• [The exercise]:
From the first line of the data below, copy each line up to the one containing "var linYTicks = [0, 20, 40, 60, 80, 100];", and include that line too.

• [Recorded information]:
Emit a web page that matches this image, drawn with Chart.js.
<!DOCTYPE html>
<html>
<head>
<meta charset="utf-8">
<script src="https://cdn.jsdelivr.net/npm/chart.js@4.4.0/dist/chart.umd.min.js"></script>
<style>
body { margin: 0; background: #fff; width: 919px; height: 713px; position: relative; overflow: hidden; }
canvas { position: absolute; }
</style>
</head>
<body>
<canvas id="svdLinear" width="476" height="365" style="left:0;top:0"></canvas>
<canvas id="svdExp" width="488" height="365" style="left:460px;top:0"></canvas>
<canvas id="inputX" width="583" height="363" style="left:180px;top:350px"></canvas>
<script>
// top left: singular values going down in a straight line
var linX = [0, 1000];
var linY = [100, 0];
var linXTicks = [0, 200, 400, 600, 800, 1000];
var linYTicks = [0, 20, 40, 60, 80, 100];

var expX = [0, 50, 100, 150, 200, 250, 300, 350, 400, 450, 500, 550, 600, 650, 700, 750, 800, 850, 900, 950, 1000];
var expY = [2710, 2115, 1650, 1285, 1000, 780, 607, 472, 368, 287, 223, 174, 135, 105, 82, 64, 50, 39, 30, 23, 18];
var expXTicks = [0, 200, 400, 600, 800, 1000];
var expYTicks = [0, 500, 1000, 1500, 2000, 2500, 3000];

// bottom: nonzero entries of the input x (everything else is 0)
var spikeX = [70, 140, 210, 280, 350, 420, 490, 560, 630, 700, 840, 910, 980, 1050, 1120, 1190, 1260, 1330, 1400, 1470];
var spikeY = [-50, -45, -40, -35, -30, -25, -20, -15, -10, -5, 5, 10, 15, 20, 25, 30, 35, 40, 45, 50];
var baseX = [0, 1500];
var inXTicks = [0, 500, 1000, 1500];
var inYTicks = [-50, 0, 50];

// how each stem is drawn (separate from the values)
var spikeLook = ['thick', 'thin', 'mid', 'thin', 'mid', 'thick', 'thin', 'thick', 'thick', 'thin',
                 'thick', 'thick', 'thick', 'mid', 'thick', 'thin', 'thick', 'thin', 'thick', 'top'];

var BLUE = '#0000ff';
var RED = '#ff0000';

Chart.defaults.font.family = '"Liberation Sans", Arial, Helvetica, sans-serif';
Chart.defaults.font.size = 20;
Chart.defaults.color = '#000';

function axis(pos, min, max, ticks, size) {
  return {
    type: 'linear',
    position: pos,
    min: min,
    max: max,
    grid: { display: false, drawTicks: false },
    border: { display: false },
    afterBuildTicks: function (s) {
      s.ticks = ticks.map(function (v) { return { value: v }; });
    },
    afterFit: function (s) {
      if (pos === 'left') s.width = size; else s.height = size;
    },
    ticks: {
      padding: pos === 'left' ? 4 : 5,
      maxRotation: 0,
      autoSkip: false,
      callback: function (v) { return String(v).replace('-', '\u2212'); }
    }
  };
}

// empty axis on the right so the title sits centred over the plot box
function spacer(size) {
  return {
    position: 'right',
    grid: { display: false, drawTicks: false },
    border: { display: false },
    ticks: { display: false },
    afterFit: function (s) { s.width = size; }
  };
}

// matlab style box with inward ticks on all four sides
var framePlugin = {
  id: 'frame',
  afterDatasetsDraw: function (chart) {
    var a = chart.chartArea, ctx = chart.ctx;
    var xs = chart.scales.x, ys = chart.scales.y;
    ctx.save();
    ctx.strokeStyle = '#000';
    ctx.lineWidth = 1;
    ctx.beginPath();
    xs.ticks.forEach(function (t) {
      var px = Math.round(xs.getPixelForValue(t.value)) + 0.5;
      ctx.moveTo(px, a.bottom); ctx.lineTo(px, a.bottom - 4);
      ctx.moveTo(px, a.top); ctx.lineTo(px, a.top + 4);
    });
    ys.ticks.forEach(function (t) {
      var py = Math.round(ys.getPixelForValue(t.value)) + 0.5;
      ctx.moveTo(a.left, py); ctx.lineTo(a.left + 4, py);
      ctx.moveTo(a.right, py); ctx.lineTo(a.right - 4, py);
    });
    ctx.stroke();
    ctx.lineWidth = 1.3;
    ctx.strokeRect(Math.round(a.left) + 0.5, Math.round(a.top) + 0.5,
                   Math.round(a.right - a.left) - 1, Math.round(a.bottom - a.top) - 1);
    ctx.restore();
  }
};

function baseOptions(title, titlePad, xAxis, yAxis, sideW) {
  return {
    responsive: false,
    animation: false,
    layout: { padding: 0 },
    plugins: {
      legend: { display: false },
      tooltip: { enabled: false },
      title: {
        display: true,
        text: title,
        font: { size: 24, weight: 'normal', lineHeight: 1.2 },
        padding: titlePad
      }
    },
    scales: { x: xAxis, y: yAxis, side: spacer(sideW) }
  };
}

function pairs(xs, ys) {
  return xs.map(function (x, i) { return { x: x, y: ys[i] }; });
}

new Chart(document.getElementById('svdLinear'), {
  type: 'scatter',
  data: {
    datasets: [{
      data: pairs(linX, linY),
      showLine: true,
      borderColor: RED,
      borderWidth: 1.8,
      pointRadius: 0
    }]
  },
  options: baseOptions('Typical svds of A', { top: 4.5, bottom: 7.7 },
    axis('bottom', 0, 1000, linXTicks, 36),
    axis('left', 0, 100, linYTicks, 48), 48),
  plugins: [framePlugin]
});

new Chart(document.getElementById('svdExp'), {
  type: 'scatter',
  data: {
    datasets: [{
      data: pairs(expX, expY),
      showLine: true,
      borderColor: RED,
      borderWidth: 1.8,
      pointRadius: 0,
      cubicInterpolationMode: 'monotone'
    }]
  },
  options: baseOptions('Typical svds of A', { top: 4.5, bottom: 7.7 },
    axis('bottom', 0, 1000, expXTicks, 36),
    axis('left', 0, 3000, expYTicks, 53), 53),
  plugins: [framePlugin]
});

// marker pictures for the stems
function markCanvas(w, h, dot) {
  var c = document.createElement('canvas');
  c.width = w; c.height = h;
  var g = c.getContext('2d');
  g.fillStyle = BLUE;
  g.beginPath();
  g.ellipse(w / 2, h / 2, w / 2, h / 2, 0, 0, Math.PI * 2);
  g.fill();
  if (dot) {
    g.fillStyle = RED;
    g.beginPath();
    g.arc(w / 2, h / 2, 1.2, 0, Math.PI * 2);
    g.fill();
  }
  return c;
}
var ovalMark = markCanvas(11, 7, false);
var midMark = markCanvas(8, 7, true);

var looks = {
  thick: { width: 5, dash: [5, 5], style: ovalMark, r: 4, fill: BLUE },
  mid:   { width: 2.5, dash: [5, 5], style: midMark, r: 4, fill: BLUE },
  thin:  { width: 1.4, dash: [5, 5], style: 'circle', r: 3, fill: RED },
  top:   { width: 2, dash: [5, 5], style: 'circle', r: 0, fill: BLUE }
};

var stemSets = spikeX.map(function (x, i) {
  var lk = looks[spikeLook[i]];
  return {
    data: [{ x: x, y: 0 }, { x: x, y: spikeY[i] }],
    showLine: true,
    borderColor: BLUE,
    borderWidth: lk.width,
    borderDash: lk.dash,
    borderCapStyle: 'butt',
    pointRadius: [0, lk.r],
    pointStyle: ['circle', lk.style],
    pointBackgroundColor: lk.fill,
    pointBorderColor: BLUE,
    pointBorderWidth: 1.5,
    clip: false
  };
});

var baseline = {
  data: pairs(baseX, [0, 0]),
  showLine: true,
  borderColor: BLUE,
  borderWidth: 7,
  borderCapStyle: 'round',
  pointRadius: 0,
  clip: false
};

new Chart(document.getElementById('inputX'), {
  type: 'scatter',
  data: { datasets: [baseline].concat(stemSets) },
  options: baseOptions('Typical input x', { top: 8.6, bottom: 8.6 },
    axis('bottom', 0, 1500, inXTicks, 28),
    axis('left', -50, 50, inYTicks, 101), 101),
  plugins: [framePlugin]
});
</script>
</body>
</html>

• [The output]:
Emit a web page that matches this image, drawn with Chart.js.
<!DOCTYPE html>
<html>
<head>
<meta charset="utf-8">
<script src="https://cdn.jsdelivr.net/npm/chart.js@4.4.0/dist/chart.umd.min.js"></script>
<style>
body { margin: 0; background: #fff; width: 919px; height: 713px; position: relative; overflow: hidden; }
canvas { position: absolute; }
</style>
</head>
<body>
<canvas id="svdLinear" width="476" height="365" style="left:0;top:0"></canvas>
<canvas id="svdExp" width="488" height="365" style="left:460px;top:0"></canvas>
<canvas id="inputX" width="583" height="363" style="left:180px;top:350px"></canvas>
<script>
// top left: singular values going down in a straight line
var linX = [0, 1000];
var linY = [100, 0];
var linXTicks = [0, 200, 400, 600, 800, 1000];
var linYTicks = [0, 20, 40, 60, 80, 100];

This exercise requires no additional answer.